I'm shooting my bow @65# my arrows are gold tips 5575 26.5 l and a hundred grain tips. The spine on these arrows is 400.
Does any body have any insight on what i can do .
Thanks

b0w_bender
09-04-2010, 10:00 AM
Can you tell us what you've done already?
What are the length and direction of the paper tares you are getting?

What rest are you using? Have you confirmed that you are not getting any vane contact. Spray a little foot powder on the bow\rest area. When you shoot any contact will be obvious the foot powder will be smeared away.

I'm not real familiar with that arrow but a 400 spine with a 100 grain point should be stiff enough especially if you are shooting a release. Are you shooting a release?

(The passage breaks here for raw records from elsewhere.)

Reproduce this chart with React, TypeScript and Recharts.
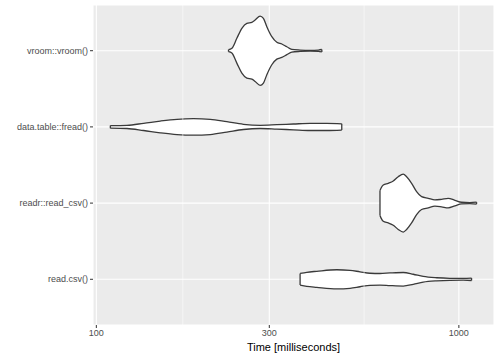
import React from 'react';
import { ComposedChart, Area, XAxis, YAxis, CartesianGrid, ReferenceLine } from 'recharts';

const categories = ['read.csv()', 'readr::read_csv()', 'data.table::fread()', 'vroom::vroom()'];
const xTicks = [100, 300, 1000];
const minorTicks = [173.2, 547.7];

// violin outlines: time (ms) and half-width (category units)
const readCsvTimes = [364.8, 380.6, 405.5, 460.5, 500.9, 533.8, 568.6, 605.9, 645.7, 702.4, 748.3, 797.3, 868.1, 944.6, 1027.6, 1083.9];
const readCsvWidths = [0.076, 0.092, 0.105, 0.125, 0.118, 0.098, 0.079, 0.076, 0.083, 0.089, 0.066, 0.037, 0.02, 0.013, 0.012, 0.016];

const readrTimes = [605.9, 609.7, 618.7, 638.6, 659.2, 680.4, 702.4, 717.6, 740.7, 764.6, 789.2, 823.0, 858.8, 896.1, 934.3, 975.0, 1017.2, 1072.2, 1118.9];
const readrWidths = [0.164, 0.194, 0.238, 0.26, 0.29, 0.346, 0.38, 0.346, 0.26, 0.15, 0.084, 0.063, 0.041, 0.05, 0.063, 0.037, 0.011, 0.007, 0.013];

const freadTimes = [109.3, 121.5, 135.0, 150.1, 166.9, 185.4, 206.1, 229.1, 254.5, 283.0, 314.7, 349.6, 388.7, 432.1, 475.3];
const freadWidths = [0.017, 0.021, 0.047, 0.077, 0.1, 0.108, 0.1, 0.068, 0.034, 0.021, 0.029, 0.038, 0.047, 0.047, 0.041];

const vroomTimes = [231.5, 236.5, 244.1, 252.0, 260.1, 268.5, 274.2, 283.0, 289.0, 295.3, 304.8, 314.7, 324.8, 335.3, 346.0, 364.8, 388.7, 409.8, 418.8];
const vroomWidths = [0.013, 0.031, 0.163, 0.294, 0.36, 0.373, 0.403, 0.455, 0.425, 0.315, 0.184, 0.11, 0.088, 0.052, 0.018, 0.009, 0.005, 0.009, 0.016];

const violins = [
  { pos: 1, times: readCsvTimes, widths: readCsvWidths },
  { pos: 2, times: readrTimes, widths: readrWidths },
  { pos: 3, times: freadTimes, widths: freadWidths },
  { pos: 4, times: vroomTimes, widths: vroomWidths },
];

const FONT = '"Liberation Sans", Arial, sans-serif';
const OUTLINE = '#3a3a3a';

export default function App() {
  return (
    <div style={{ position: 'absolute', left: 0, top: 0 }}>
      <ComposedChart width={500} height={357} margin={{ top: 5, right: 6, bottom: 0, left: 0 }}>
        <CartesianGrid fill="#EBEBEB" stroke="#FFFFFF" strokeWidth={1.1} />
        <XAxis
          type="number"
          dataKey="t"
          scale="log"
          domain={[97.9, 1250]}
          allowDataOverflow
          ticks={xTicks}
          height={32}
          tickSize={3}
          tickMargin={2}
          axisLine={false}
          tickLine={{ stroke: '#333333' }}
          tick={{ fill: '#4D4D4D', fontSize: 9, fontFamily: FONT }}
          label={{ value: 'Time [milliseconds]', position: 'insideBottom', offset: 6, fill: '#000000', fontSize: 11, fontFamily: FONT }}
        />
        <YAxis
          type="number"
          domain={[0.4, 4.6]}
          allowDataOverflow
          ticks={[1, 2, 3, 4]}
          tickFormatter={(v: number) => categories[v - 1]}
          width={93}
          tickSize={3}
          tickMargin={2}
          axisLine={false}
          tickLine={{ stroke: '#333333' }}
          tick={{ fill: '#4D4D4D', fontSize: 9, fontFamily: FONT }}
        />
        {minorTicks.map((m) => (
          <ReferenceLine key={'m' + m} x={m} stroke="#FFFFFF" strokeWidth={0.55} />
        ))}
        {violins.map((v) => (
          <Area
            key={'v' + v.pos}
            data={v.times.map((t, i) => ({ t, range: [v.pos - v.widths[i], v.pos + v.widths[i]] }))}
            dataKey="range"
            type="monotone"
            fill="#FFFFFF"
            fillOpacity={1}
            stroke={OUTLINE}
            strokeWidth={1.3}
            dot={false}
            activeDot={false}
            isAnimationActive={false}
          />
        ))}
        {violins.map((v) => {
          const n = v.times.length - 1;
          return [
            <ReferenceLine
              key={'s' + v.pos}
              segment={[{ x: v.times[0], y: v.pos - v.widths[0] }, { x: v.times[0], y: v.pos + v.widths[0] }]}
              stroke={OUTLINE}
              strokeWidth={1.3}
            />,
            <ReferenceLine
              key={'e' + v.pos}
              segment={[{ x: v.times[n], y: v.pos - v.widths[n] }, { x: v.times[n], y: v.pos + v.widths[n] }]}
              stroke={OUTLINE}
              strokeWidth={1.3}
            />,
          ];
        })}
      </ComposedChart>
    </div>
  );
}
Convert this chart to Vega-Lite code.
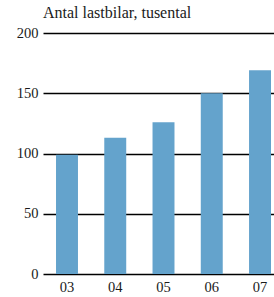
{
  "$schema": "https://vega.github.io/schema/vega-lite/v6.json",
  "autosize": "none",
  "width": 231,
  "height": 241,
  "padding": {"left": 43, "top": 33, "right": 0, "bottom": 23},
  "background": "white",
  "title": {
    "text": "Antal lastbilar, tusental",
    "anchor": "start",
    "frame": "group",
    "offset": 4
  },
  "config": {
    "view": {"stroke": null},
    "font": "Liberation Serif",
    "title": {"font": "Liberation Serif", "fontSize": 16, "fontWeight": "normal", "color": "#1a1a1a"},
    "axis": {"labelFont": "Liberation Serif", "labelFontSize": 14.5, "labelColor": "#1a1a1a"}
  },
  "data": {
    "values": [
      {"year": "03", "value": 99},
      {"year": "04", "value": 113},
      {"year": "05", "value": 126},
      {"year": "06", "value": 150},
      {"year": "07", "value": 169}
    ]
  },
  "mark": {"type": "bar", "color": "#64a3cc"},
  "encoding": {
    "x": {
      "field": "year",
      "type": "ordinal",
      "scale": {"paddingInner": 0.545, "paddingOuter": 0.166, "align": 0.8125},
      "axis": {"title": null, "ticks": false, "domain": false, "labelAngle": 0, "labelPadding": 6}
    },
    "y": {
      "field": "value",
      "type": "quantitative",
      "scale": {"domain": [0, 200], "nice": false},
      "axis": {
        "title": null,
        "values": [0, 50, 100, 150, 200],
        "domain": false,
        "ticks": false,
        "labelPadding": 5,
        "grid": true,
        "gridColor": "#000000",
        "gridWidth": 1.6,
        "gridOpacity": 1
      }
    }
  }
}
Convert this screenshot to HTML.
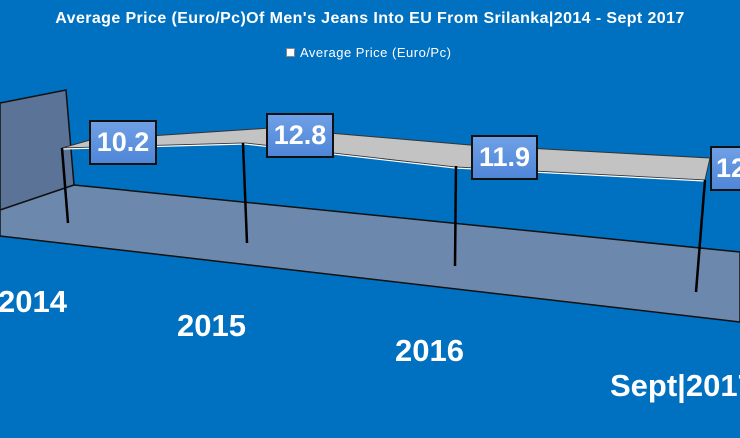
<!DOCTYPE html>
<html><head><style>
body{margin:0;width:740px;height:438px;background:#0070c0;overflow:hidden;position:relative;font-family:"Liberation Sans",Arial,sans-serif;}
.t{position:absolute;color:#fff;font-weight:bold;white-space:nowrap}
.lb{position:absolute;background:linear-gradient(#6fa0e6,#4f86d8);border:2px solid #111;color:#fff;font-weight:bold;font-size:27px;text-align:center;line-height:40px;box-sizing:border-box}
</style></head><body>
<div class="t" style="left:0;width:740px;text-align:center;top:10px;font-size:16px;letter-spacing:0.4px">Average Price (Euro/Pc)Of Men's Jeans Into EU From Srilanka|2014 - Sept 2017</div>
<div class="t" style="left:286px;top:45px;font-size:13px;font-weight:normal;letter-spacing:0.5px"><span style="display:inline-block;width:7px;height:7px;background:#fff;border:1px solid #888;margin-right:5px"></span>Average Price (Euro/Pc)</div>
<svg width="740" height="438" style="position:absolute;left:0;top:0">
<polygon points="0,103 66,90 74,185 0,210" fill="#5a7396" stroke="#111" stroke-width="1.5"/>
<polygon points="0,210 74,185 740,252 740,322 0,236" fill="#6c88ad" stroke="#111" stroke-width="1.5"/>
<polygon points="62,148 90,140 270,128 470,145 710,158 705,180 455,167 245,143" fill="#c3c3c3" stroke="#333" stroke-width="1"/>
<polyline points="62,149 245,144 455,168 705,181" fill="none" stroke="#fff" stroke-width="1.2"/>
<g stroke="#000" stroke-width="2.5">
<line x1="62" y1="148" x2="68" y2="223"/>
<line x1="243" y1="143" x2="247" y2="243"/>
<line x1="456" y1="166" x2="455" y2="266"/>
<line x1="705" y1="180" x2="696" y2="292"/>
</g>
</svg>
<div class="lb" style="left:89px;top:120px;width:68px;height:45px">10.2</div>
<div class="lb" style="left:266px;top:113px;width:68px;height:45px">12.8</div>
<div class="lb" style="left:471px;top:135px;width:67px;height:45px">11.9</div>
<div class="lb" style="left:710px;top:146px;width:68px;height:45px;text-align:left;padding-left:4px">12.0</div>
<div class="t" style="left:-2px;top:284px;font-size:31px">2014</div>
<div class="t" style="left:177px;top:308px;font-size:31px">2015</div>
<div class="t" style="left:395px;top:333px;font-size:31px">2016</div>
<div class="t" style="left:610px;top:368px;font-size:31px">Sept|2017</div>
</body></html>
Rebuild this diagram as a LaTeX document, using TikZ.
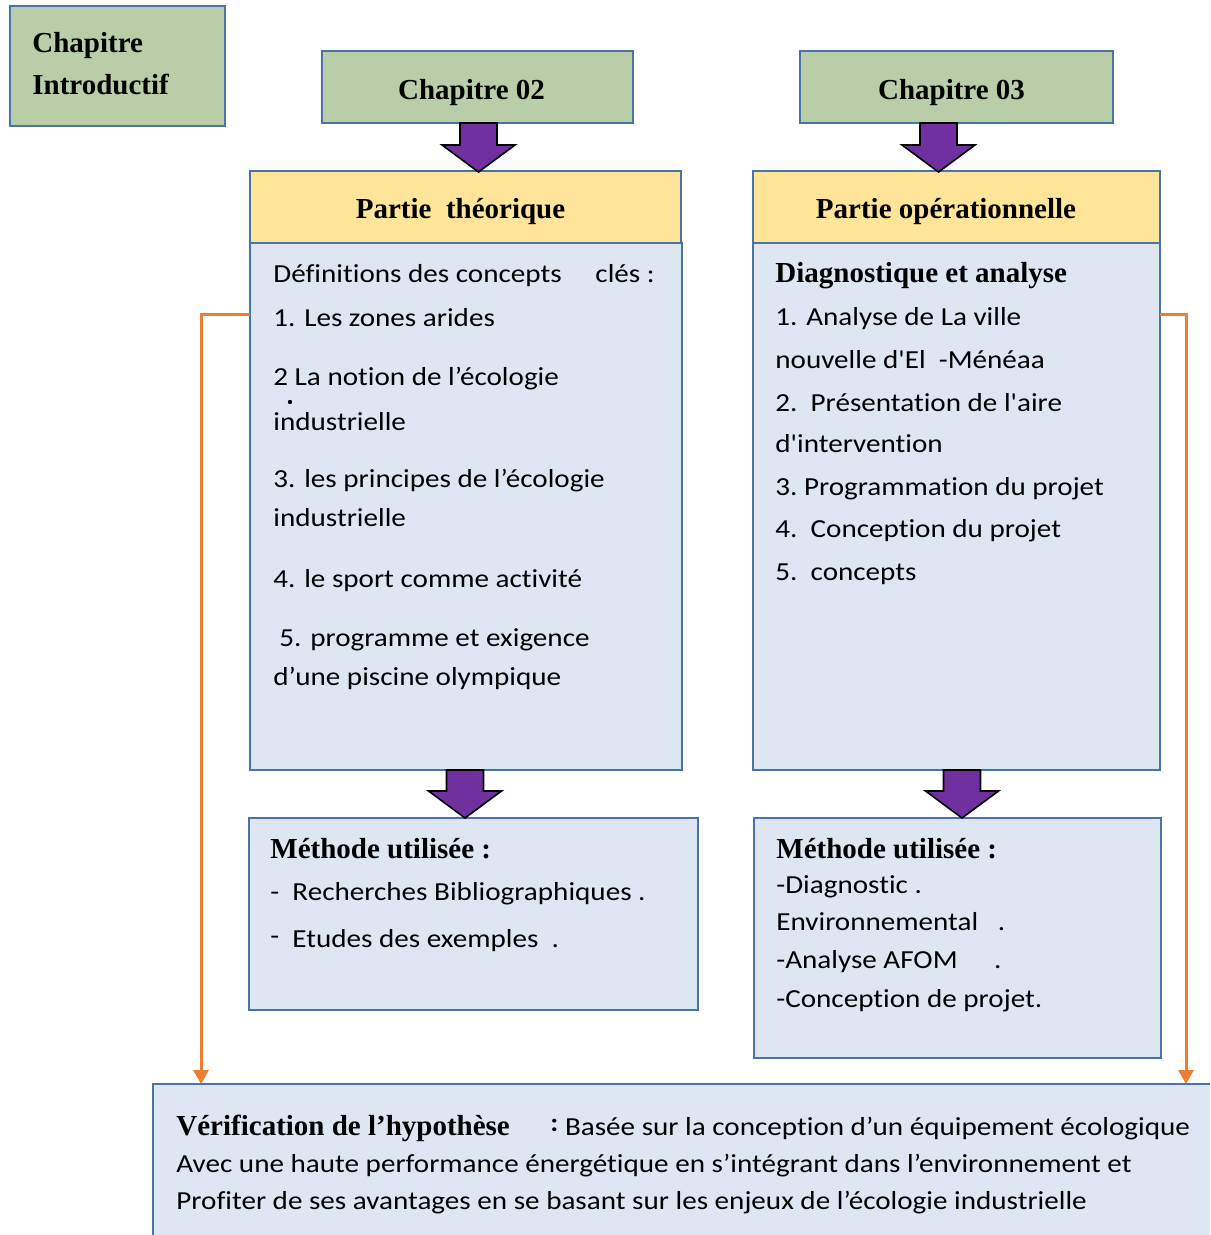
\documentclass[tikz,border=0pt]{standalone}
\usepackage{fontspec}
\setmainfont{Liberation Serif}
\newfontfamily\calib[FakeStretch=1.12,Ligatures=NoCommon]{Carlito}
\usetikzlibrary{arrows.meta,calc}

\definecolor{chapgreen}{RGB}{185,205,168}
\definecolor{boxblue}{RGB}{72,116,168}
\definecolor{partyellow}{RGB}{255,229,153}
\definecolor{bodyblue}{RGB}{222,230,242}
\definecolor{linkorange}{RGB}{237,125,49}
\definecolor{arrowpurple}{RGB}{112,48,160}

\tikzset{
  chapbox/.style={draw=boxblue,fill=chapgreen,line width=1.2pt,inner sep=0pt,outer sep=0pt,anchor=north west},
  partbox/.style={chapbox,fill=partyellow},
  bodybox/.style={chapbox,fill=bodyblue},
  title/.style={font=\bfseries\fontsize{14.5}{17}\selectfont,inner sep=0pt,anchor=base},
  bold/.style={title,anchor=base west},
  item/.style={font=\calib\fontsize{13}{15}\selectfont,inner sep=0pt,anchor=base west},
  blockarrow/.style={fill=arrowpurple,draw=black,line width=0.8pt,line join=miter},
  link/.style={draw=linkorange,line width=1.5pt,-{Triangle[width=7.5pt,length=7pt]}},
}

\begin{document}
\begin{tikzpicture}[x=0.5pt,y=-0.5pt]
\useasboundingbox (0,0) rectangle (1210,1235);
\clip (0,0) rectangle (1210,1235);

% boxes
\node[chapbox,minimum width=107.5pt,minimum height=60pt] (intro) at (10,6) {};
\node[chapbox,minimum width=155.5pt,minimum height=36pt] (ch2) at (322,51) {};
\node[chapbox,minimum width=156.5pt,minimum height=36pt] (ch3) at (800,51) {};
\node[bodybox,minimum width=216pt,minimum height=263.5pt] (tbody) at (250,243) {};
\node[partbox,minimum width=215.5pt,minimum height=36pt] (theo) at (250,171) {};
\node[bodybox,minimum width=203.5pt,minimum height=263.5pt] (obody) at (753,243) {};
\node[partbox,minimum width=203.5pt,minimum height=36pt] (oper) at (753,171) {};
\node[bodybox,minimum width=224.5pt,minimum height=96pt] (tmeth) at (249,818) {};
\node[bodybox,minimum width=203.5pt,minimum height=120pt] (ometh) at (754,818) {};
\node[bodybox,minimum width=543.5pt,minimum height=88pt] (hypo) at (153,1084) {};

% titles
\node[bold] (introa) at (32,53) {Chapitre};
\node[bold] (introb) at (32,95) {Introductif};
\node[title] (ch2t) at (471.5,100) {Chapitre 02};
\node[title] (ch3t) at (951.5,100) {Chapitre 03};
\node[title] (theot) at (460.5,219) {Partie\ \ théorique};
\node[title] (opert) at (946,219) {Partie opérationnelle};

% partie theorique
\node[item] (def) at (273,283) {Définitions des concepts\hspace{1.3em}clés :};
\node[item] (ta) at (273,327) {1. Les zones arides};
\node[item] (tb) at (273,385) {2 La notion de l’écologie};
\node[circle,fill=black,inner sep=0pt,minimum size=2.2pt] (tbdot) at (290,402) {};
\node[item] (tbb) at (273,430) {industrielle};
\node[item] (tc) at (273,487) {3. les principes de l’écologie};
\node[item] (tcc) at (273,526) {industrielle};
\node[item] (td) at (273,587) {4. le sport comme activité};
\node[item] (te) at (279,646) {5. programme et exigence};
\node[item] (tee) at (273,685) {d’une piscine olympique};

% partie operationnelle
\node[bold] (diag) at (775,283) {Diagnostique et analyse};
\node[item] (oa) at (775,326) {1. Analyse de La ville};
\node[item] (oaa) at (775,368) {nouvelle d'El\ \ -Ménéaa};
\node[item] (ob) at (775,411) {2.\ \ Présentation de l'aire};
\node[item] (obb) at (775,452) {d'intervention};
\node[item] (oc) at (775,495) {3.\ Programmation du projet};
\node[item] (od) at (775,537) {4.\ \ Conception du projet};
\node[item] (oe) at (775,580) {5.\ \ concepts};

% methodes
\node[bold] (tm) at (270,858) {Méthode utilisée :};
\node[item] (tma) at (270,900) {-\ \ Recherches Bibliographiques .};
\node[item] (tmb) at (270,947) {\raisebox{1.5pt}{-}\ \ Etudes des exemples\ \ .};
\node[bold] (om) at (776,858) {Méthode utilisée :};
\node[item] (oma) at (776,893) {-Diagnostic .};
\node[item] (omb) at (776,930) {Environnemental\ \ \ .};
\node[item] (omc) at (776,968) {-Analyse AFOM\hspace{1.4em}.};
\node[item] (omd) at (776,1007) {-Conception de projet.};

% hypothese
\node[bold] (hyp) at (176,1135) {Vérification de l’hypothèse};
\node[item] (hypa) at (550,1135) {\raisebox{2pt}{\bfseries :}\ Basée sur la conception d’un équipement écologique};
\node[item] (hypb) at (176,1172) {Avec une haute performance énergétique en s’intégrant dans l’environnement et};
\node[item] (hypc) at (176,1209) {Profiter de ses avantages en se basant sur les enjeux de l’écologie industrielle};

% block arrows
\filldraw[blockarrow] ($(ch2.south)+(-17.5,0)$) -- ++(37,0) -- ++(0,22) -- ++(18,0) -- ++(-36.5,27) -- ++(-36.5,-27) -- ++(18,0) -- cycle;
\filldraw[blockarrow] ($(ch3.south)+(-36.5,0)$) -- ++(37,0) -- ++(0,22) -- ++(18,0) -- ++(-36.5,27) -- ++(-36.5,-27) -- ++(18,0) -- cycle;
\filldraw[blockarrow] ($(tbody.south)+(-19.5,0)$) -- ++(37,0) -- ++(0,21) -- ++(18,0) -- ++(-36.5,27) -- ++(-36.5,-27) -- ++(18,0) -- cycle;
\filldraw[blockarrow] ($(obody.south)+(-13,0)$) -- ++(37,0) -- ++(0,21) -- ++(18,0) -- ++(-36.5,27) -- ++(-36.5,-27) -- ++(18,0) -- cycle;

% orange links
\draw[link] ($(tbody.north west)+(0,72)$) -| ($(hypo.north west)+(48,0)$);
\draw[link] ($(obody.north east)+(0,72)$) -| ($(hypo.north west)+(1033,0)$);
\end{tikzpicture}
\end{document}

What draw length and arrow length are you shooting?

Ehunter
09-04-2010, 01:34 PM
55/75 and a 100gr head is what I shot for years. Easiest way to check fletch clearance for me is to use lipstick on the very edge of the fletch. Shoot and arrow, look for marks on the riser, rest, etc. It sounds more like a clearance problem than anything. I'm shooting a 68# bow, and a 350 spine. Found out it was actually a bit stiff. Added more head weight, and now getting good flight. Might try backing the poundage off about 2 turns per limb bolt, and see if that fixes your flight problem. If it does, you are indeed underspined. If not, you may actually be overspined. That 400 spine is at 30 inches. Cutting down to 26.5 stiffens the arrow up alot.

RAGHORN
09-04-2010, 03:58 PM
The tares are to the left.
Moved the rest and that did not help.
I've back off the poundage still no help.
Tryed a 125 gr tip still no help .
I ll mark my flechings and check that.
I'm using a drop a way rest rip cord . 26in draw
Thanks

bfisher
09-04-2010, 05:50 PM
400 spine is plenty stiff enough for the bow. You might try going up in weight, especially if turning the weight down didn't improve things. Another thing to consider is torque. Are you gripping the bow at all? If so then do a search on AT about "grip" and maybe change yours.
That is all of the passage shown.